At odds of 5.00 there are plenty of ticks
above the current price. By laying first we are effectively playing a game
whereby our strike rate has to be at least 80%. That is because this horse is
going to lose 80% of the time and our closing trade will be matched. Boom!

Therefore, we can say the win rate of this trade
is at least 80%. But what about the 20% of the time that the horse goes on to
win?

Because we are trading, rather than just
outright value betting. There will be times that the horse wins but doesn’t
make all the running. This means at some point during the race, it’s price will
drift. We are not asking will it win 20% of the time. We are asking how far the
price will move before it eventually wins.

As I’ve modelled the in-play market
extensively, I can tell you this would happen 70% of the time at starting odds
of 5.00. So, there is a 70% chance, 20% of the time that you will still get
your trade matched.

I’m not going to get into complicated maths at this point, but basically this trade would work 95% of the time. It’s almost certain that you would get this trade matched and be able to show an impressive string of results.

To put this in context, you can take that percentage, invert it to decimal odds and you are effectively backing at 1.05 shot. That’s the beauty of a betting exchange, that you can flip and play with your options and represent them in a clearly defined manner.

At 1.05 shot is like backing a football team winning in the last few minutes of a football match. It will work most of the time, but that’s actually not what you are worried about.

Your focus shouldn’t really be on winning

But, of course, there is a catch in everything we have talked about so far. Ok, you win 94% of the time, but you should be more worried about that elusive 6% that won’t get matched comes in.

If you lay with £100 to open your trade,
your liability will be £400 or 4 times your stake. But of course, you have
limited your upside to just £9 by trading in and out. Your liability, if it all
goes wrong, is nearly 45 times your maximum win.

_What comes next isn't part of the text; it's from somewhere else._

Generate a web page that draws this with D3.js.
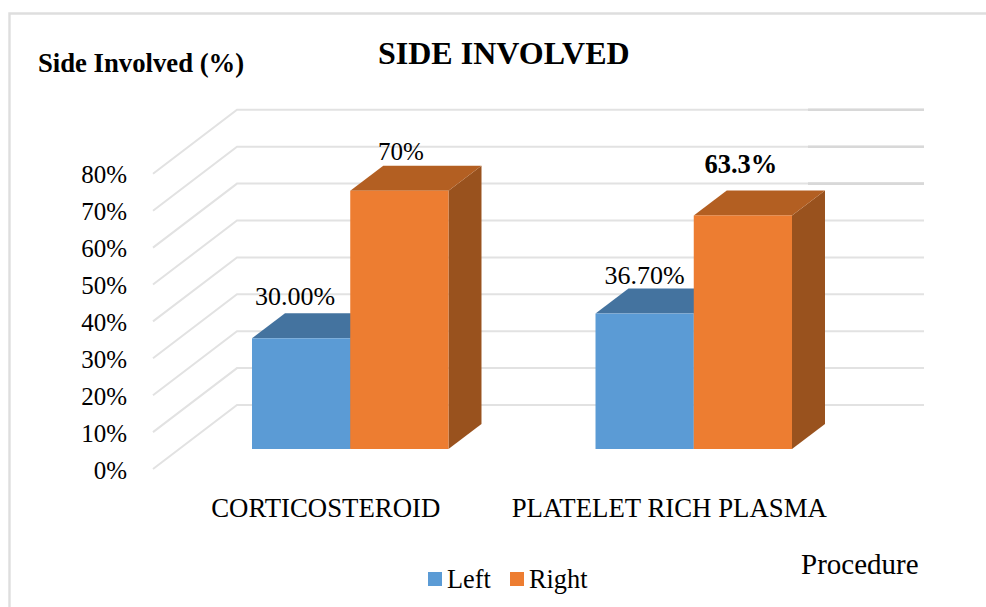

So, inverting that into a strike rate, means you need to win roughly 98% of the time, excluding commission, to break even with that mix of upside and downside. Basically, you need to win pretty much every time to have a chance of profiting in the long term. That’s unrealistic.

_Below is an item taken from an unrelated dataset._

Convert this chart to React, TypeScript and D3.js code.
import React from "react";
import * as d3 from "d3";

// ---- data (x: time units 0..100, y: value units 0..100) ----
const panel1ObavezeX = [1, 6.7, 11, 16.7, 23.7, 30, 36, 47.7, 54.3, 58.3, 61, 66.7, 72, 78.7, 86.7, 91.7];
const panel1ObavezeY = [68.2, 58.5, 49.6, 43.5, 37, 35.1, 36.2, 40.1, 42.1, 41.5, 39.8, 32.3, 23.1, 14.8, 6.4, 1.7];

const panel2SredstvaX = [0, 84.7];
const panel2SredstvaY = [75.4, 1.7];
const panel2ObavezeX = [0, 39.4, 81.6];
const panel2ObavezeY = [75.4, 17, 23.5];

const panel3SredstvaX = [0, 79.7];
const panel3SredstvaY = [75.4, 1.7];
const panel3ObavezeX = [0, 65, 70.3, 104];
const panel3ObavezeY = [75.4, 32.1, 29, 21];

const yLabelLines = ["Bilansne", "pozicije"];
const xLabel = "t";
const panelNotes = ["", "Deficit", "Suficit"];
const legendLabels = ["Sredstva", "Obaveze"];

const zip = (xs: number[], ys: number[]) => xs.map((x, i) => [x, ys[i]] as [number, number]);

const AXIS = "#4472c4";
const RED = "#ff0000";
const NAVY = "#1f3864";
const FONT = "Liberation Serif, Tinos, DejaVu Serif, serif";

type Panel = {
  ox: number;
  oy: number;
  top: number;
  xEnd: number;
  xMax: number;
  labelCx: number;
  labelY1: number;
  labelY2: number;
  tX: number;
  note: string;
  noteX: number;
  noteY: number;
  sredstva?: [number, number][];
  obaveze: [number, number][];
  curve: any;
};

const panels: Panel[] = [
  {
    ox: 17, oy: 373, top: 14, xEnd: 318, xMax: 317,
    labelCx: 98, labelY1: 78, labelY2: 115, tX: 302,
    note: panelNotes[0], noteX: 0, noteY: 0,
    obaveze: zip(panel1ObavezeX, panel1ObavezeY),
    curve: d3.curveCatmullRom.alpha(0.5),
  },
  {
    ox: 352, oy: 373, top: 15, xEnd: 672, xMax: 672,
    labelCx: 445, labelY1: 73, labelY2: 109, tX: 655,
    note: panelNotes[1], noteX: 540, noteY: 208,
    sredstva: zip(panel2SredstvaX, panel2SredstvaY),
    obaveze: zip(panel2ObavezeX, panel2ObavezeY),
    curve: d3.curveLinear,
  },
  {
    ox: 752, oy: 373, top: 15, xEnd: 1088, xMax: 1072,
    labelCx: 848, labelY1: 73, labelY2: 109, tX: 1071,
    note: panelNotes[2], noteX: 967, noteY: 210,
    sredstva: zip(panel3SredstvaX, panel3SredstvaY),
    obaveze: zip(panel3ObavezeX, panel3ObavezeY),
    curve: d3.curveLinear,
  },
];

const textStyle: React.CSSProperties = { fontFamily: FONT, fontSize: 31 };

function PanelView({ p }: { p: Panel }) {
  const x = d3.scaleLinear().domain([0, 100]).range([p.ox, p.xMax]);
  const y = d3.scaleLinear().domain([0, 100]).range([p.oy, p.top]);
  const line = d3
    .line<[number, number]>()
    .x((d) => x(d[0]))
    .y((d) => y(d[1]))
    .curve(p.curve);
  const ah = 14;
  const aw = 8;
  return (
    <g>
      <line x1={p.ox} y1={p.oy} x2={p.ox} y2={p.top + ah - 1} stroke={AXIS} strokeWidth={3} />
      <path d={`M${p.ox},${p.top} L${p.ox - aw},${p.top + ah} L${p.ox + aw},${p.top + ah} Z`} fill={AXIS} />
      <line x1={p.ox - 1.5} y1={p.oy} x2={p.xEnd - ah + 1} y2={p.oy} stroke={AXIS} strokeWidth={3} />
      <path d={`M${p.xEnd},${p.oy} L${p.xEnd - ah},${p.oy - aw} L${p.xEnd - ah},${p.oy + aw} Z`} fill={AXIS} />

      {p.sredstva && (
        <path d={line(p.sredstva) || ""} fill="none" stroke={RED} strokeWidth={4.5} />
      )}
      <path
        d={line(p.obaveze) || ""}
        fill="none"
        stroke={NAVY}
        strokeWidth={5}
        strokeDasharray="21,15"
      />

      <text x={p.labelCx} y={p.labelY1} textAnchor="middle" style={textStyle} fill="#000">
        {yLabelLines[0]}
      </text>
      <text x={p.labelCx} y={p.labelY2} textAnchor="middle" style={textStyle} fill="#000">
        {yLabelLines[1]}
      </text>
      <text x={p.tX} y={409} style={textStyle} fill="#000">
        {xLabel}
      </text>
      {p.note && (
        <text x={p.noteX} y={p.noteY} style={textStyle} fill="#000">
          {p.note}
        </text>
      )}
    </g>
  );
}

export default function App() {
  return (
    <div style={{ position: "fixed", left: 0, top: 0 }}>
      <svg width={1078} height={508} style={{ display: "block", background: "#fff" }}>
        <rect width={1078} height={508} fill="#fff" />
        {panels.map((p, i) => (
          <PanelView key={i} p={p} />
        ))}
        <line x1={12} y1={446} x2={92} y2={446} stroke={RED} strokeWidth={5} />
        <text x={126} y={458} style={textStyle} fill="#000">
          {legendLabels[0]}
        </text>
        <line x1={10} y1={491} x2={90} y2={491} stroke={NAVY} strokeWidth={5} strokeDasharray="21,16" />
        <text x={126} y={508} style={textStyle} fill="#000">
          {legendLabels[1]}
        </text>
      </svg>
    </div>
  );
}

How you should approach any trading strategy

Knowing that there is a natural win rate in
a market if you trade it at random, should tell you a lot about what your core
objective is. You need to exceed that rate or else you are just being fooled by
randomness.

Framing your trade around an entry and exit
price and the profit that comes out of that, will tell you what strike rate you
are looking for. Tweaking these numbers in effect creates your target win rate.
All these things are interchangeable.

This makes high probability events much
harder to identify whether you’re using actual skill. You will win for long
periods and now and again be “unlucky”. Low probability events
display the opposing characteristic and events near a central value sort the
wheat from the chaff quite quickly.

The only way that you can definitely
confirm if you are profitable, is to repeat your action over a very long period
of time. That’s logical because over that time period will ensure that if you
exhibited no skill you would eventually run out of money due to frictional
costs.

As I have pointed out many times before
this is why a lot of trading advice is merchandised around high probability
systems. It will frequently win and when you lose it can be just discounted as
bad luck. Something that maybe won’t happen next time around. But the reality
is, the true strength of the system or a process is its longevity.

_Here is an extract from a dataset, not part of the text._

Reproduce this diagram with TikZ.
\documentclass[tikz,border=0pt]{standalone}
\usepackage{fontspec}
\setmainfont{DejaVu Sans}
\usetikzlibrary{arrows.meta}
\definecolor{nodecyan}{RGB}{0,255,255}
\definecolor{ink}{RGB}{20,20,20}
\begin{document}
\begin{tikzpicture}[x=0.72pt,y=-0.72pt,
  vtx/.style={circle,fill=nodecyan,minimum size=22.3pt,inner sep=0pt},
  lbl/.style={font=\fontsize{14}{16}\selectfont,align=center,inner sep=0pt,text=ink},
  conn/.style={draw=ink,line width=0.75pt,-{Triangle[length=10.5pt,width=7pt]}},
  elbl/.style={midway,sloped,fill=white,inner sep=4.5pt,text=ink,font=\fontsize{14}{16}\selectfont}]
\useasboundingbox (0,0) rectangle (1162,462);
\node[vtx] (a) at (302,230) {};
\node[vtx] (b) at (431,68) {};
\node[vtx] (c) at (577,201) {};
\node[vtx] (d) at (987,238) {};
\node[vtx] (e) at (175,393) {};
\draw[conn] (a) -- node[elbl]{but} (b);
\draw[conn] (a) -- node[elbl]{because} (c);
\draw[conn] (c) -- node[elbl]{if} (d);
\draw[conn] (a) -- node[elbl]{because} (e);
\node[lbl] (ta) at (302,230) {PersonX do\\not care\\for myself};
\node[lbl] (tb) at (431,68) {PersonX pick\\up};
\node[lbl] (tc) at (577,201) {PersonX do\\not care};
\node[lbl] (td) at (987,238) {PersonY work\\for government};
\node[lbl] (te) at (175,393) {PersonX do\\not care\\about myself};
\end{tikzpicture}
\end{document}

Therefore, as well as strategies that run
every day, I also have automation that sits alongside my standard trading activities.
The objective is really simple, let’s see what happened if I used no skill.

The simple fact is, that you need to know
roughly what the underlying metric is within the market. Otherwise you have no
chance of exceeding it. Or if you’re really going to get serious and quantify
it, that will tell you exactly what your edge is within the market. 

Therefore, the first thing you should do if
you are presented with any trading strategy, is to understand what the
underlying base rate is. Doing that will tell you if you are just lucky or
whether they actually had some element of skill.